The request:
Repeat the data below exactly, dropping any pictures it holds.
--- Start of Recorded data ---
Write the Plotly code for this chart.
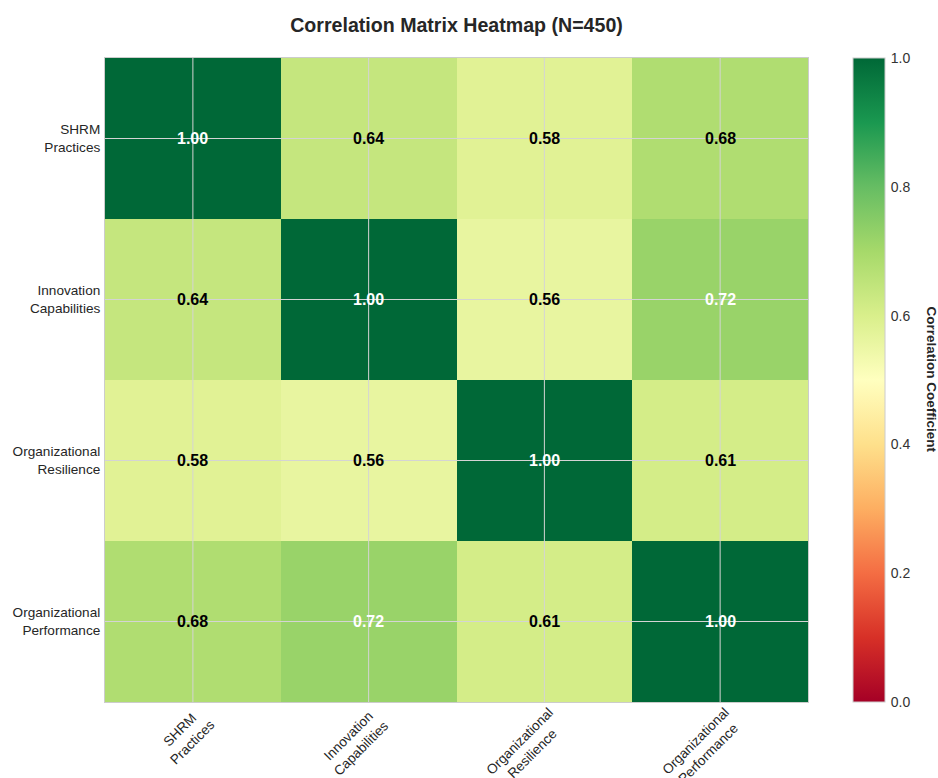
import plotly.graph_objects as go

# Study variables and their pairwise correlations (N=450)
variables = ["SHRM Practices", "Innovation Capabilities",
             "Organizational Resilience", "Organizational Performance"]
row_shrm = [1.00, 0.64, 0.58, 0.68]
row_innov = [0.64, 1.00, 0.56, 0.72]
row_resil = [0.58, 0.56, 1.00, 0.61]
row_perf = [0.68, 0.72, 0.61, 1.00]
colorbar_ticks = [0.0, 0.2, 0.4, 0.6, 0.8, 1.0]

corr = [row_shrm, row_innov, row_resil, row_perf]
labels = [v.replace(" ", "<br>") for v in variables]
idx = list(range(len(variables)))

FONT = "Liberation Sans, Arial, sans-serif"
GRID = "#d4d4d4"
LABEL_SIZE = 13.6

fig = go.Figure(go.Heatmap(
    z=corr, x=idx, y=idx,
    colorscale="RdYlGn", zmin=0, zmax=1,
    xgap=0, ygap=0, hoverinfo="skip",
    colorbar=dict(
        x=1.064, xanchor="left", xpad=0, ypad=0,
        y=0.5, yanchor="middle", len=1, lenmode="fraction",
        thickness=32, thicknessmode="pixels",
        outlinecolor="#cccccc", outlinewidth=1,
        tickvals=colorbar_ticks, ticktext=[f"{t:.1f}" for t in colorbar_ticks],
        ticks="outside", ticklen=3, tickcolor="rgba(0,0,0,0)",
        tickfont=dict(family=FONT, size=14, color="#333333"),
    ),
))

annotations = []
# Cell values: white on dark cells, black elsewhere
for i, row in enumerate(corr):
    for j, v in enumerate(row):
        annotations.append(dict(
            x=j, y=i, xref="x", yref="y", text=f"<b>{v:.2f}</b>",
            showarrow=False,
            font=dict(family=FONT, size=16, color="white" if v > 0.7 else "black"),
        ))

# Rotated x-axis category labels, anchored at their right end below each tick
for j, v in enumerate(variables):
    w = 6.3 * max(len(part) for part in v.split(" "))
    h = 31.0
    annotations.append(dict(
        x=j, y=0, xref="x", yref="paper", text=labels[j],
        showarrow=False, textangle=-45, align="center",
        xanchor="center", yanchor="middle",
        xshift=0.707 * (h - w) / 2 + 2,
        yshift=-(3 + 0.707 * (w + h) / 2),
        font=dict(family=FONT, size=LABEL_SIZE, color="#262626"),
    ))

# Colorbar label
annotations.append(dict(
    x=1.177, y=0.5, xref="paper", yref="paper",
    text="<b>Correlation Coefficient</b>", showarrow=False, textangle=90,
    xanchor="center", yanchor="middle",
    font=dict(family=FONT, size=13.5, color="#262626"),
))

# Grid lines drawn on top of the heatmap cells at each tick
shapes = []
for t in idx:
    shapes.append(dict(type="line", xref="x", yref="paper", x0=t, x1=t, y0=0, y1=1,
                       line=dict(color=GRID, width=1), layer="above"))
    shapes.append(dict(type="line", xref="paper", yref="y", x0=0, x1=1, y0=t, y1=t,
                       line=dict(color=GRID, width=1), layer="above"))

fig.update_layout(
    width=938, height=778,
    margin=dict(l=105, r=130, t=58, b=76, autoexpand=False),
    paper_bgcolor="white", plot_bgcolor="white",
    title=dict(text="<b>Correlation Matrix Heatmap (N=450)</b>",
               x=0.5, xref="paper", xanchor="center", y=0.968, yanchor="middle",
               font=dict(family=FONT, size=19.6, color="#262626")),
    xaxis=dict(tickvals=idx, ticktext=["" for _ in idx], range=[-0.5, 3.5],
               showgrid=False, layer="above traces", automargin=False,
               showline=True, linecolor="#cccccc", linewidth=1, mirror=True,
               ticks="", zeroline=False),
    yaxis=dict(tickvals=idx, ticktext=labels, range=[3.5, -0.5],
               showgrid=False, layer="above traces", automargin=False,
               showline=True, linecolor="#cccccc", linewidth=1, mirror=True,
               ticks="", ticklabelstandoff=1, zeroline=False,
               tickfont=dict(family=FONT, size=LABEL_SIZE, color="#262626")),
    annotations=annotations,
    shapes=shapes,
)

fig.write_html("out.html")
--- End of Recorded data ---
Finished answer:
Write the Plotly code for this chart.
import plotly.graph_objects as go

# Study variables and their pairwise correlations (N=450)
variables = ["SHRM Practices", "Innovation Capabilities",
             "Organizational Resilience", "Organizational Performance"]
row_shrm = [1.00, 0.64, 0.58, 0.68]
row_innov = [0.64, 1.00, 0.56, 0.72]
row_resil = [0.58, 0.56, 1.00, 0.61]
row_perf = [0.68, 0.72, 0.61, 1.00]
colorbar_ticks = [0.0, 0.2, 0.4, 0.6, 0.8, 1.0]

corr = [row_shrm, row_innov, row_resil, row_perf]
labels = [v.replace(" ", "<br>") for v in variables]
idx = list(range(len(variables)))

FONT = "Liberation Sans, Arial, sans-serif"
GRID = "#d4d4d4"
LABEL_SIZE = 13.6

fig = go.Figure(go.Heatmap(
    z=corr, x=idx, y=idx,
    colorscale="RdYlGn", zmin=0, zmax=1,
    xgap=0, ygap=0, hoverinfo="skip",
    colorbar=dict(
        x=1.064, xanchor="left", xpad=0, ypad=0,
        y=0.5, yanchor="middle", len=1, lenmode="fraction",
        thickness=32, thicknessmode="pixels",
        outlinecolor="#cccccc", outlinewidth=1,
        tickvals=colorbar_ticks, ticktext=[f"{t:.1f}" for t in colorbar_ticks],
        ticks="outside", ticklen=3, tickcolor="rgba(0,0,0,0)",
        tickfont=dict(family=FONT, size=14, color="#333333"),
    ),
))

annotations = []
# Cell values: white on dark cells, black elsewhere
for i, row in enumerate(corr):
    for j, v in enumerate(row):
        annotations.append(dict(
            x=j, y=i, xref="x", yref="y", text=f"<b>{v:.2f}</b>",
            showarrow=False,
            font=dict(family=FONT, size=16, color="white" if v > 0.7 else "black"),
        ))

# Rotated x-axis category labels, anchored at their right end below each tick
for j, v in enumerate(variables):
    w = 6.3 * max(len(part) for part in v.split(" "))
    h = 31.0
    annotations.append(dict(
        x=j, y=0, xref="x", yref="paper", text=labels[j],
        showarrow=False, textangle=-45, align="center",
        xanchor="center", yanchor="middle",
        xshift=0.707 * (h - w) / 2 + 2,
        yshift=-(3 + 0.707 * (w + h) / 2),
        font=dict(family=FONT, size=LABEL_SIZE, color="#262626"),
    ))

# Colorbar label
annotations.append(dict(
    x=1.177, y=0.5, xref="paper", yref="paper",
    text="<b>Correlation Coefficient</b>", showarrow=False, textangle=90,
    xanchor="center", yanchor="middle",
    font=dict(family=FONT, size=13.5, color="#262626"),
))

# Grid lines drawn on top of the heatmap cells at each tick
shapes = []
for t in idx:
    shapes.append(dict(type="line", xref="x", yref="paper", x0=t, x1=t, y0=0, y1=1,
                       line=dict(color=GRID, width=1), layer="above"))
    shapes.append(dict(type="line", xref="paper", yref="y", x0=0, x1=1, y0=t, y1=t,
                       line=dict(color=GRID, width=1), layer="above"))

fig.update_layout(
    width=938, height=778,
    margin=dict(l=105, r=130, t=58, b=76, autoexpand=False),
    paper_bgcolor="white", plot_bgcolor="white",
    title=dict(text="<b>Correlation Matrix Heatmap (N=450)</b>",
               x=0.5, xref="paper", xanchor="center", y=0.968, yanchor="middle",
               font=dict(family=FONT, size=19.6, color="#262626")),
    xaxis=dict(tickvals=idx, ticktext=["" for _ in idx], range=[-0.5, 3.5],
               showgrid=False, layer="above traces", automargin=False,
               showline=True, linecolor="#cccccc", linewidth=1, mirror=True,
               ticks="", zeroline=False),
    yaxis=dict(tickvals=idx, ticktext=labels, range=[3.5, -0.5],
               showgrid=False, layer="above traces", automargin=False,
               showline=True, linecolor="#cccccc", linewidth=1, mirror=True,
               ticks="", ticklabelstandoff=1, zeroline=False,
               tickfont=dict(family=FONT, size=LABEL_SIZE, color="#262626")),
    annotations=annotations,
    shapes=shapes,
)

fig.write_html("out.html")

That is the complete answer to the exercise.